Given problem: Begin with the first line of the material and write out each line exactly, ending with the line that contains "1.793, 1.799, 1.798];". Pictures are not part of the copy.

--- Available data ---

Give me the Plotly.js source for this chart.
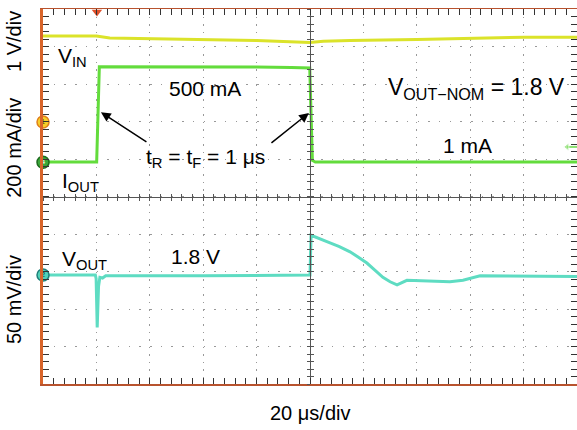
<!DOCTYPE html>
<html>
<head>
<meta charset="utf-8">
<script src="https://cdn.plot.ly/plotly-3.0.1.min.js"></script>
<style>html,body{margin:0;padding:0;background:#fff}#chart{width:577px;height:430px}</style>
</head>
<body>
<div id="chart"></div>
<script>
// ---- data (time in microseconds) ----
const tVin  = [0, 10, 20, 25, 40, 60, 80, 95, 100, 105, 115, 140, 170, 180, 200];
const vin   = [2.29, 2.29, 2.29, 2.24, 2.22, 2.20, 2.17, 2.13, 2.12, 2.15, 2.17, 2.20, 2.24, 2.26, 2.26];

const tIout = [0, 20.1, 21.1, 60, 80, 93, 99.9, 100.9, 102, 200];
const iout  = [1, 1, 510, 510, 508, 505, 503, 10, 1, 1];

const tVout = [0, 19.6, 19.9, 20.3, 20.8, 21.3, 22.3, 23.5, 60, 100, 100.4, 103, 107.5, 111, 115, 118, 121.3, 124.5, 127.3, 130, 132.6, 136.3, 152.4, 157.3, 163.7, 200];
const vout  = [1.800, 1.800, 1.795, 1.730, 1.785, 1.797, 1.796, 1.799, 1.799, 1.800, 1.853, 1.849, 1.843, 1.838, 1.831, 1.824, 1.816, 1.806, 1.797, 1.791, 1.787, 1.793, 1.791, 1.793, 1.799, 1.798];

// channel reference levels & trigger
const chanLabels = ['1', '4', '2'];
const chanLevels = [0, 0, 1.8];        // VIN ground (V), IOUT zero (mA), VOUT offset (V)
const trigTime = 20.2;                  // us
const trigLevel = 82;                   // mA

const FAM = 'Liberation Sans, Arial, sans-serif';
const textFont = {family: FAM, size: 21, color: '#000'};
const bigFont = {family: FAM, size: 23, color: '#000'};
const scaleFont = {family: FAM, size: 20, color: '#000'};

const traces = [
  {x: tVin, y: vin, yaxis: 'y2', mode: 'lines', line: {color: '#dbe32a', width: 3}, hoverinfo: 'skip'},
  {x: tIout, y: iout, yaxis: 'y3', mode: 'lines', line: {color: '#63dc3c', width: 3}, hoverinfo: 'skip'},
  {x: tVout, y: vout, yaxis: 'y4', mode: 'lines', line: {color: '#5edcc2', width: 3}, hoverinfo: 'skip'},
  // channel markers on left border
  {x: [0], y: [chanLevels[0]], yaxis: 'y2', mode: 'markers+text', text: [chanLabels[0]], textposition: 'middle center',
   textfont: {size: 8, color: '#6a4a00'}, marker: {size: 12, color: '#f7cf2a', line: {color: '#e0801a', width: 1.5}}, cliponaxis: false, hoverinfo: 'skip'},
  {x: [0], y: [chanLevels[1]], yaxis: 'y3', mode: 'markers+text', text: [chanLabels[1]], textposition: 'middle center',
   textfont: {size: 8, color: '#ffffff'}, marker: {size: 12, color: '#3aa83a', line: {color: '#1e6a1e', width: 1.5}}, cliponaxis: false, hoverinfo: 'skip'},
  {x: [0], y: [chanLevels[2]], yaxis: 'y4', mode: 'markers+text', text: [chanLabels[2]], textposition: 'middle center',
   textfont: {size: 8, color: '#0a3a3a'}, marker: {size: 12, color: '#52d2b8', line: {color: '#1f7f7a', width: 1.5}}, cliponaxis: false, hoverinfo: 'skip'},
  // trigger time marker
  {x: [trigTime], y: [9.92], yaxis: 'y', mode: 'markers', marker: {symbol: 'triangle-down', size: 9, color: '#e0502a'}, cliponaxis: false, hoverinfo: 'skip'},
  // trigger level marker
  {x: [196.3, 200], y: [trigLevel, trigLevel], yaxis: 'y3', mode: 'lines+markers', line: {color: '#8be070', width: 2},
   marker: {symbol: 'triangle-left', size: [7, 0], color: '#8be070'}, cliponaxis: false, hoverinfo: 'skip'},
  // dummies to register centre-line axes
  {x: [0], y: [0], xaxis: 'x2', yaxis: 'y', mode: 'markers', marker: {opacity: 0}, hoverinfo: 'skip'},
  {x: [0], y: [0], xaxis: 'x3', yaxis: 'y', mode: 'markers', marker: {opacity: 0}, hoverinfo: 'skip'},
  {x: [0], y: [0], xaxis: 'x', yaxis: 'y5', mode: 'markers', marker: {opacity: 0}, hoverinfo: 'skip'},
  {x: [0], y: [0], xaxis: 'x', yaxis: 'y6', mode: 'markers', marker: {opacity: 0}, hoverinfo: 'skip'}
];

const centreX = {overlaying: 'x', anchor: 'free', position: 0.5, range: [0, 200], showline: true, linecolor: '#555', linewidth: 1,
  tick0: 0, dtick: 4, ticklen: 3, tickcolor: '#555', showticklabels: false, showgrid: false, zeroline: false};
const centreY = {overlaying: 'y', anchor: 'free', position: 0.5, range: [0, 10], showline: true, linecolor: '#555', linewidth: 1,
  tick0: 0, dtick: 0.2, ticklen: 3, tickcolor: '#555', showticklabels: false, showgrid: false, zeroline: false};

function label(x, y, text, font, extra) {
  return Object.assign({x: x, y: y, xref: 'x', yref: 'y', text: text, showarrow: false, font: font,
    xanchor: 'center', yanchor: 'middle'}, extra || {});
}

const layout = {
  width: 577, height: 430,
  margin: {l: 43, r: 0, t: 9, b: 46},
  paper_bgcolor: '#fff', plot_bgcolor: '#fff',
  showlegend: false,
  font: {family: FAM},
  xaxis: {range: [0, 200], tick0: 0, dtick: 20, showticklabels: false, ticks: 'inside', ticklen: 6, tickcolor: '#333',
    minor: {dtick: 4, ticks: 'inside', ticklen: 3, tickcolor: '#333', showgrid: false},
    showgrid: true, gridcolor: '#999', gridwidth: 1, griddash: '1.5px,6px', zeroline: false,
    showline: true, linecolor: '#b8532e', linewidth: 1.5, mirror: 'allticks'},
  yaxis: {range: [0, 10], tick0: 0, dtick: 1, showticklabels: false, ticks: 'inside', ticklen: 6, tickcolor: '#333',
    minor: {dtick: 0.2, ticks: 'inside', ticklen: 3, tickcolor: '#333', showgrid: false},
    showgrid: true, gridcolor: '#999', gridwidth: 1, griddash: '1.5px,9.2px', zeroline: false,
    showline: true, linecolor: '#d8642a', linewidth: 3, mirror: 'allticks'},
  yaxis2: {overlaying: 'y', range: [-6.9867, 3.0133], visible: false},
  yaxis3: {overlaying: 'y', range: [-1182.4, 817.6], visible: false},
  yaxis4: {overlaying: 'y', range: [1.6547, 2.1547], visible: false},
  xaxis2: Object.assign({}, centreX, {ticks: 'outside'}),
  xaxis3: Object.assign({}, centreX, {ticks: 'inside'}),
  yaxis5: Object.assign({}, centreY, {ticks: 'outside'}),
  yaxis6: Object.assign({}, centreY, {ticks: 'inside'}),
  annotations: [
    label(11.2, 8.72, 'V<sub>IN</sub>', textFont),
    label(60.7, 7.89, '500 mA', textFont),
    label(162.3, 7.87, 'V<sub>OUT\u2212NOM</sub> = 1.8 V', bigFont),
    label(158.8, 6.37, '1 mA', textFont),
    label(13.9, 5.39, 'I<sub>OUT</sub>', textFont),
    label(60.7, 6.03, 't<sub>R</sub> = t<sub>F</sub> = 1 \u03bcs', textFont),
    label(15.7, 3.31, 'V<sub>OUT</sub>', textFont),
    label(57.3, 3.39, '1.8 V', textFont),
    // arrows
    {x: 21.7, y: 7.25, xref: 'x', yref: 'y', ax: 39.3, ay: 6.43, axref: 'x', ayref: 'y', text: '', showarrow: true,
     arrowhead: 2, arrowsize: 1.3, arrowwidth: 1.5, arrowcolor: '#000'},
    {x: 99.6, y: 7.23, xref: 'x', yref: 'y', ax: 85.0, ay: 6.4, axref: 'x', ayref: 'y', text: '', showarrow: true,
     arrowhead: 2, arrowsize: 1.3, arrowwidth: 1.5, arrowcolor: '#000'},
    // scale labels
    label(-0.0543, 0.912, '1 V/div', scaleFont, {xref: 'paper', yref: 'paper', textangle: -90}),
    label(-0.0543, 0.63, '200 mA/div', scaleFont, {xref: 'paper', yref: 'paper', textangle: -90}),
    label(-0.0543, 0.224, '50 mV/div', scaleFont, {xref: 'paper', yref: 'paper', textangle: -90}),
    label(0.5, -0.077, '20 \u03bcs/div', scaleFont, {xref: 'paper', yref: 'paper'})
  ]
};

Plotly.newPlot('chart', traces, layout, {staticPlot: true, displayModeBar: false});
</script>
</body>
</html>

---

Response below:
Give me the Plotly.js source for this chart.
<!DOCTYPE html>
<html>
<head>
<meta charset="utf-8">
<script src="https://cdn.plot.ly/plotly-3.0.1.min.js"></script>
<style>html,body{margin:0;padding:0;background:#fff}#chart{width:577px;height:430px}</style>
</head>
<body>
<div id="chart"></div>
<script>
// ---- data (time in microseconds) ----
const tVin  = [0, 10, 20, 25, 40, 60, 80, 95, 100, 105, 115, 140, 170, 180, 200];
const vin   = [2.29, 2.29, 2.29, 2.24, 2.22, 2.20, 2.17, 2.13, 2.12, 2.15, 2.17, 2.20, 2.24, 2.26, 2.26];

const tIout = [0, 20.1, 21.1, 60, 80, 93, 99.9, 100.9, 102, 200];
const iout  = [1, 1, 510, 510, 508, 505, 503, 10, 1, 1];

const tVout = [0, 19.6, 19.9, 20.3, 20.8, 21.3, 22.3, 23.5, 60, 100, 100.4, 103, 107.5, 111, 115, 118, 121.3, 124.5, 127.3, 130, 132.6, 136.3, 152.4, 157.3, 163.7, 200];
const vout  = [1.800, 1.800, 1.795, 1.730, 1.785, 1.797, 1.796, 1.799, 1.799, 1.800, 1.853, 1.849, 1.843, 1.838, 1.831, 1.824, 1.816, 1.806, 1.797, 1.791, 1.787, 1.793, 1.791, 1.793, 1.799, 1.798];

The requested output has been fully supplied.